** begin DATASET CONTENT **

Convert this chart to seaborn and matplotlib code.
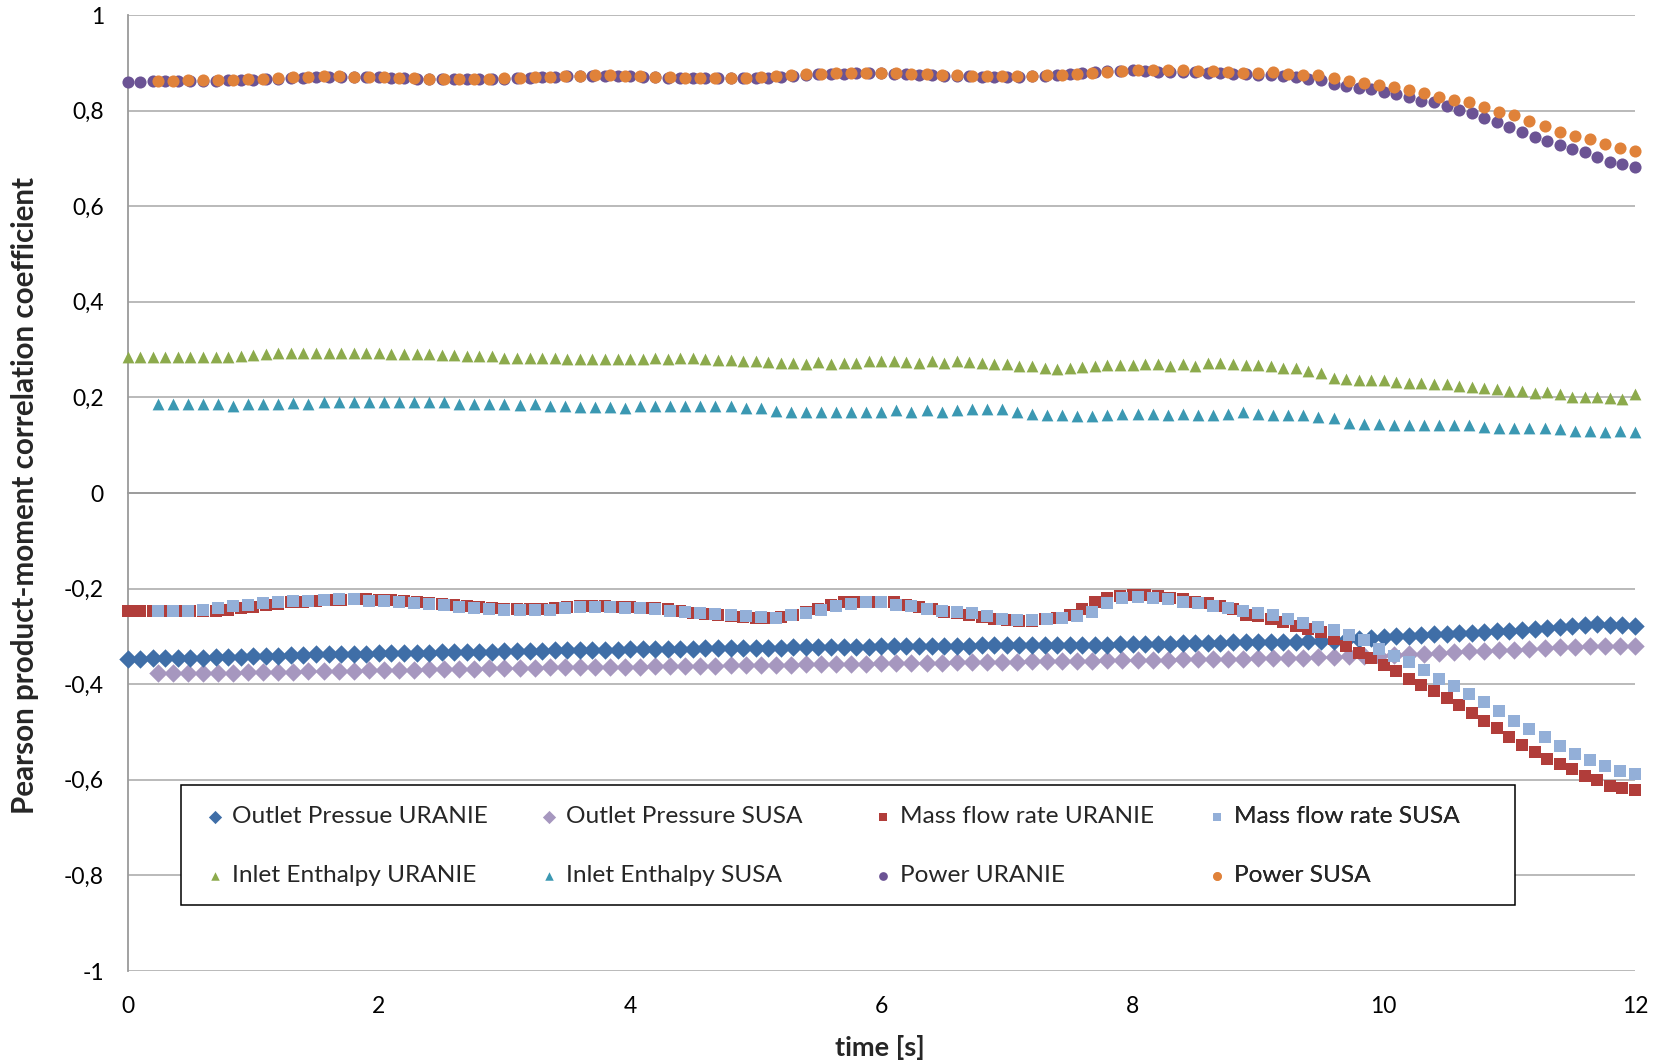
import numpy as np
import pandas as pd
import matplotlib
matplotlib.use("Agg")
import matplotlib.pyplot as plt
from matplotlib.patches import Rectangle
import seaborn as sns

# ---------------- data ----------------
# time grids
t_uranie = np.round(np.arange(121) * 0.1, 2)          # 0.0 ... 12.0
t_susa = np.round(0.24 + np.arange(99) * 0.12, 2)     # 0.24 ... 12.0

outlet_pressure_uranie = [
    -0.347, -0.347, -0.346, -0.346, -0.346, -0.345, -0.345, -0.344, -0.344, -0.343,
    -0.342, -0.341, -0.340, -0.339, -0.338, -0.337, -0.337, -0.336, -0.336, -0.336,
    -0.335, -0.335, -0.334, -0.334, -0.334, -0.333, -0.333, -0.333, -0.332, -0.332,
    -0.331, -0.331, -0.330, -0.330, -0.329, -0.329, -0.329, -0.328, -0.328, -0.328,
    -0.327, -0.327, -0.327, -0.326, -0.326, -0.326, -0.325, -0.325, -0.325, -0.325,
    -0.324, -0.324, -0.324, -0.323, -0.323, -0.323, -0.322, -0.322, -0.322, -0.322,
    -0.321, -0.321, -0.321, -0.321, -0.320, -0.320, -0.320, -0.320, -0.319, -0.319,
    -0.319, -0.319, -0.318, -0.318, -0.318, -0.318, -0.317, -0.317, -0.317, -0.316,
    -0.316, -0.316, -0.315, -0.315, -0.314, -0.314, -0.313, -0.313, -0.312, -0.312,
    -0.312, -0.311, -0.311, -0.311, -0.310, -0.310, -0.309, -0.308, -0.306, -0.304,
    -0.302, -0.300, -0.299, -0.297, -0.296, -0.294, -0.293, -0.292, -0.290, -0.289,
    -0.288, -0.286, -0.285, -0.283, -0.281, -0.279, -0.276, -0.274, -0.276, -0.277,
    -0.278]

outlet_pressure_susa = [
    -0.377, -0.377, -0.377, -0.376, -0.376, -0.376, -0.375, -0.375, -0.374,
    -0.374, -0.373, -0.373, -0.372, -0.372, -0.371, -0.371, -0.370, -0.370,
    -0.369, -0.369, -0.368, -0.368, -0.367, -0.367, -0.366, -0.366, -0.365,
    -0.365, -0.364, -0.364, -0.364, -0.363, -0.363, -0.362, -0.362, -0.361,
    -0.361, -0.361, -0.360, -0.360, -0.360, -0.359, -0.359, -0.358, -0.358,
    -0.358, -0.357, -0.357, -0.356, -0.356, -0.356, -0.355, -0.355, -0.354,
    -0.354, -0.354, -0.353, -0.353, -0.352, -0.352, -0.352, -0.351, -0.351,
    -0.350, -0.350, -0.350, -0.349, -0.349, -0.348, -0.348, -0.347, -0.347,
    -0.347, -0.346, -0.346, -0.345, -0.345, -0.344, -0.343, -0.342, -0.341,
    -0.340, -0.339, -0.337, -0.336, -0.334, -0.333, -0.331, -0.330, -0.329,
    -0.328, -0.326, -0.325, -0.323, -0.322, -0.321, -0.320, -0.321, -0.321]

mass_flow_uranie = [
    -0.247, -0.247, -0.247, -0.247, -0.247, -0.247, -0.247, -0.246, -0.244, -0.241,
    -0.238, -0.235, -0.232, -0.229, -0.227, -0.225, -0.224, -0.223, -0.222, -0.222,
    -0.223, -0.224, -0.226, -0.229, -0.231, -0.233, -0.235, -0.237, -0.239, -0.241,
    -0.242, -0.243, -0.243, -0.242, -0.240, -0.238, -0.237, -0.237, -0.237, -0.238,
    -0.239, -0.240, -0.241, -0.243, -0.246, -0.250, -0.253, -0.256, -0.258, -0.260,
    -0.261, -0.261, -0.260, -0.256, -0.248, -0.242, -0.235, -0.229, -0.228, -0.227,
    -0.228, -0.229, -0.234, -0.238, -0.243, -0.249, -0.251, -0.255, -0.259, -0.263,
    -0.266, -0.268, -0.267, -0.264, -0.262, -0.256, -0.242, -0.228, -0.220, -0.215,
    -0.213, -0.213, -0.215, -0.219, -0.222, -0.227, -0.231, -0.236, -0.242, -0.256,
    -0.257, -0.263, -0.270, -0.278, -0.284, -0.291, -0.305, -0.320, -0.334, -0.345,
    -0.359, -0.373, -0.389, -0.401, -0.415, -0.429, -0.443, -0.460, -0.476, -0.492,
    -0.510, -0.527, -0.541, -0.557, -0.567, -0.578, -0.592, -0.600, -0.614, -0.618,
    -0.621]

mass_flow_susa = [
    -0.247, -0.247, -0.247, -0.244, -0.241, -0.237, -0.235, -0.230, -0.228, -0.226,
    -0.225, -0.223, -0.222, -0.222, -0.225, -0.226, -0.227, -0.230, -0.233, -0.235,
    -0.239, -0.241, -0.242, -0.244, -0.245, -0.245, -0.244, -0.241, -0.239, -0.239,
    -0.239, -0.240, -0.240, -0.242, -0.246, -0.249, -0.251, -0.254, -0.256, -0.258,
    -0.260, -0.262, -0.256, -0.252, -0.245, -0.236, -0.232, -0.229, -0.229, -0.234,
    -0.237, -0.242, -0.246, -0.249, -0.252, -0.257, -0.263, -0.266, -0.266, -0.264,
    -0.261, -0.258, -0.249, -0.231, -0.220, -0.217, -0.219, -0.221, -0.227, -0.231,
    -0.236, -0.241, -0.247, -0.252, -0.256, -0.264, -0.273, -0.280, -0.287, -0.298,
    -0.308, -0.326, -0.341, -0.354, -0.371, -0.389, -0.404, -0.420, -0.438, -0.457,
    -0.476, -0.494, -0.511, -0.529, -0.546, -0.558, -0.572, -0.581, -0.587]

inlet_enthalpy_uranie = [
    0.285, 0.285, 0.285, 0.285, 0.285, 0.285, 0.285, 0.285, 0.285, 0.287,
    0.289, 0.290, 0.292, 0.292, 0.292, 0.292, 0.292, 0.292, 0.292, 0.292,
    0.292, 0.290, 0.290, 0.290, 0.290, 0.288, 0.288, 0.286, 0.286, 0.286,
    0.283, 0.283, 0.283, 0.283, 0.283, 0.280, 0.280, 0.280, 0.280, 0.280,
    0.280, 0.280, 0.282, 0.280, 0.282, 0.283, 0.280, 0.278, 0.278, 0.276,
    0.276, 0.274, 0.272, 0.272, 0.270, 0.274, 0.270, 0.272, 0.272, 0.276,
    0.276, 0.276, 0.274, 0.272, 0.276, 0.272, 0.276, 0.274, 0.272, 0.270,
    0.270, 0.266, 0.266, 0.262, 0.260, 0.261, 0.263, 0.266, 0.268, 0.268,
    0.268, 0.270, 0.270, 0.266, 0.270, 0.265, 0.272, 0.272, 0.270, 0.268,
    0.268, 0.266, 0.262, 0.261, 0.255, 0.252, 0.241, 0.239, 0.237, 0.236,
    0.236, 0.232, 0.231, 0.231, 0.229, 0.227, 0.224, 0.222, 0.220, 0.217,
    0.214, 0.213, 0.210, 0.212, 0.207, 0.201, 0.201, 0.200, 0.199, 0.197,
    0.207]

inlet_enthalpy_susa = [
    0.186, 0.186, 0.186, 0.186, 0.186, 0.183, 0.186, 0.186, 0.186, 0.189,
    0.187, 0.190, 0.190, 0.190, 0.190, 0.190, 0.190, 0.190, 0.190, 0.190,
    0.186, 0.186, 0.186, 0.186, 0.184, 0.186, 0.182, 0.182, 0.179, 0.179,
    0.179, 0.177, 0.181, 0.181, 0.181, 0.181, 0.183, 0.181, 0.181, 0.178,
    0.178, 0.172, 0.170, 0.170, 0.170, 0.170, 0.170, 0.170, 0.170, 0.174,
    0.170, 0.174, 0.170, 0.174, 0.175, 0.175, 0.175, 0.170, 0.165, 0.163,
    0.163, 0.161, 0.161, 0.163, 0.165, 0.166, 0.166, 0.164, 0.166, 0.164,
    0.164, 0.166, 0.170, 0.166, 0.164, 0.164, 0.163, 0.159, 0.157, 0.146,
    0.145, 0.145, 0.143, 0.143, 0.143, 0.142, 0.142, 0.142, 0.139, 0.137,
    0.136, 0.136, 0.136, 0.134, 0.130, 0.130, 0.128, 0.130, 0.128]

power_uranie = [
    0.860, 0.860, 0.861, 0.862, 0.862, 0.862, 0.862, 0.861, 0.863, 0.864,
    0.865, 0.866, 0.867, 0.868, 0.869, 0.870, 0.871, 0.871, 0.871, 0.871,
    0.870, 0.869, 0.868, 0.867, 0.867, 0.866, 0.866, 0.866, 0.866, 0.867,
    0.867, 0.868, 0.869, 0.870, 0.871, 0.872, 0.872, 0.873, 0.873, 0.873,
    0.872, 0.871, 0.870, 0.869, 0.868, 0.868, 0.868, 0.868, 0.868, 0.868,
    0.868, 0.869, 0.871, 0.873, 0.875, 0.876, 0.877, 0.877, 0.878, 0.878,
    0.878, 0.877, 0.876, 0.875, 0.874, 0.873, 0.872, 0.872, 0.871, 0.871,
    0.871, 0.871, 0.872, 0.873, 0.874, 0.876, 0.878, 0.880, 0.882, 0.883,
    0.884, 0.883, 0.881, 0.881, 0.881, 0.880, 0.879, 0.878, 0.877, 0.876,
    0.875, 0.874, 0.872, 0.870, 0.867, 0.863, 0.855, 0.852, 0.848, 0.845,
    0.839, 0.834, 0.829, 0.821, 0.817, 0.810, 0.801, 0.794, 0.784, 0.777,
    0.765, 0.755, 0.745, 0.736, 0.727, 0.719, 0.713, 0.703, 0.692, 0.688,
    0.683]

power_susa = [
    0.862, 0.862, 0.863, 0.863, 0.863, 0.864, 0.866, 0.867, 0.869, 0.870,
    0.871, 0.872, 0.872, 0.871, 0.870, 0.870, 0.869, 0.868, 0.867, 0.867,
    0.866, 0.866, 0.867, 0.868, 0.869, 0.870, 0.871, 0.872, 0.873, 0.874,
    0.874, 0.873, 0.872, 0.871, 0.870, 0.869, 0.869, 0.869, 0.869, 0.869,
    0.870, 0.872, 0.874, 0.876, 0.877, 0.878, 0.879, 0.879, 0.879, 0.878,
    0.877, 0.876, 0.875, 0.874, 0.873, 0.873, 0.872, 0.872, 0.873, 0.874,
    0.875, 0.877, 0.879, 0.881, 0.883, 0.885, 0.885, 0.885, 0.885, 0.883,
    0.883, 0.880, 0.878, 0.878, 0.880, 0.876, 0.875, 0.875, 0.869, 0.861,
    0.857, 0.854, 0.849, 0.843, 0.836, 0.829, 0.822, 0.817, 0.807, 0.798,
    0.791, 0.779, 0.768, 0.756, 0.747, 0.740, 0.730, 0.721, 0.716]

y_ticks = [-1, -0.8, -0.6, -0.4, -0.2, 0, 0.2, 0.4, 0.6, 0.8, 1]
y_tick_labels = ["-1", "-0,8", "-0,6", "-0,4", "-0,2", "0", "0,2", "0,4", "0,6", "0,8", "1"]
x_ticks = [0, 2, 4, 6, 8, 10, 12]
x_tick_labels = ["0", "2", "4", "6", "8", "10", "12"]

# (label, time, values, marker, colour, size) in drawing order
series = [
    ("Outlet Pressure SUSA", t_susa, outlet_pressure_susa, "D", "#A697BF", 88),
    ("Outlet Pressue URANIE", t_uranie, outlet_pressure_uranie, "D", "#3F6EA7", 88),
    ("Mass flow rate URANIE", t_uranie, mass_flow_uranie, "s", "#B13D3A", 68),
    ("Mass flow rate SUSA", t_susa, mass_flow_susa, "s", "#93AFD8", 68),
    ("Inlet Enthalpy URANIE", t_uranie, inlet_enthalpy_uranie, "^", "#8CAA4C", 72),
    ("Inlet Enthalpy SUSA", t_susa, inlet_enthalpy_susa, "^", "#3B98B2", 72),
    ("Power URANIE", t_uranie, power_uranie, "o", "#6B5394", 76),
    ("Power SUSA", t_susa, power_susa, "o", "#E0823A", 76),
]

# ---------------- style ----------------
sns.set_style("white")
plt.rcParams["font.family"] = ["Lato", "DejaVu Sans"]

W, H = 1668, 1062
fig = plt.figure(figsize=(W / 100, H / 100), dpi=100)
x0, x1, ytop, ybot = 127.6, 1635.0, 15.0, 971.0
ax = fig.add_axes([x0 / W, 1 - ybot / H, (x1 - x0) / W, (ybot - ytop) / H])

handles = {}
for label, t, vals, mk, col, s in series:
    df = pd.DataFrame({"t": t, "v": vals})
    sns.scatterplot(data=df, x="t", y="v", marker=mk, color=col, s=s,
                    linewidth=0, ax=ax, label=label, legend=False, zorder=3)
    coll = ax.collections[-1]
    coll.set_clip_on(False)
    handles[label] = coll

ax.set_xlim(0, 12)
ax.set_ylim(-1, 1)
ax.set_xlabel("")
ax.set_ylabel("")

# grid
grid_col = "#B4B4B4"
ax.set_yticks(y_ticks, y_tick_labels)
ax.yaxis.grid(True, color=grid_col, linewidth=1.3, zorder=0)
ax.set_axisbelow(True)

for sp in ["top", "right"]:
    ax.spines[sp].set_visible(False)
ax.spines["left"].set_color("#9A9A9A")
ax.spines["left"].set_linewidth(1.3)
ax.spines["bottom"].set_position(("data", 0))
ax.spines["bottom"].set_color("#9A9A9A")
ax.spines["bottom"].set_linewidth(1.3)

ax.set_xticks(x_ticks)
ax.set_xticks(np.arange(0, 12.01, 0.4), minor=True)
ax.tick_params(axis="x", which="major", direction="inout", length=15, width=1.3,
               color="#9A9A9A", labelbottom=False)
ax.tick_params(axis="x", which="minor", direction="inout", length=12, width=1.3,
               color="#9A9A9A")
ax.tick_params(axis="y", which="major", direction="out", length=7, width=1.3,
               color="#9A9A9A", labelsize=16.5, pad=10, labelcolor="black")

sec = ax.secondary_xaxis(location=0)
sec.set_xticks(x_ticks, x_tick_labels)
sec.tick_params(length=0, pad=18, labelsize=16.5, labelcolor="black")
sec.spines["bottom"].set_visible(False)

fig.text(880 / W, 1 - 1047 / H, "time [s]", ha="center", va="center",
         fontsize=19.5, fontweight="bold")
fig.text(25 / W, 1 - 495 / H, "Pearson product-moment correlation coefficient",
         ha="center", va="center", rotation=90, fontsize=21.3, fontweight="bold")

# ---------------- legend ----------------
cols = [
    ["Outlet Pressue URANIE", "Inlet Enthalpy URANIE"],
    ["Outlet Pressure SUSA", "Inlet Enthalpy SUSA"],
    ["Mass flow rate URANIE", "Power URANIE"],
    ["Mass flow rate SUSA", "Power SUSA"],
]
col_px = [205, 539, 873, 1207]
top_px = 806
axw, axh = x1 - x0, ybot - ytop
for i, labs in enumerate(cols):
    leg = ax.legend([handles[l] for l in labs], labs, loc="upper left",
                    bbox_to_anchor=((col_px[i] - x0) / axw, (ybot - top_px) / axh),
                    frameon=False, fontsize=17.6, markerscale=0.72, handlelength=0.8,
                    handletextpad=0.3, labelspacing=1.56, borderpad=0,
                    borderaxespad=0, scatterpoints=1)
    ax.add_artist(leg)

frame = Rectangle(((181 - x0) / axw, (ybot - 905) / axh), (1515 - 181) / axw,
                  (905 - 785) / axh, transform=ax.transAxes, fill=True,
                  facecolor="white", edgecolor="black", linewidth=1.1, zorder=4)
ax.add_patch(frame)
for a in ax.artists:
    a.set_zorder(5)

fig.savefig("out.png", dpi=100)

** end DATASET CONTENT **

● WRITTEN EXERCISE
Each line from the top of the material through the line containing "import seaborn as sns" should be reproduced exactly; please drop any images.

● RESULT
Convert this chart to seaborn and matplotlib code.
import numpy as np
import pandas as pd
import matplotlib
matplotlib.use("Agg")
import matplotlib.pyplot as plt
from matplotlib.patches import Rectangle
import seaborn as sns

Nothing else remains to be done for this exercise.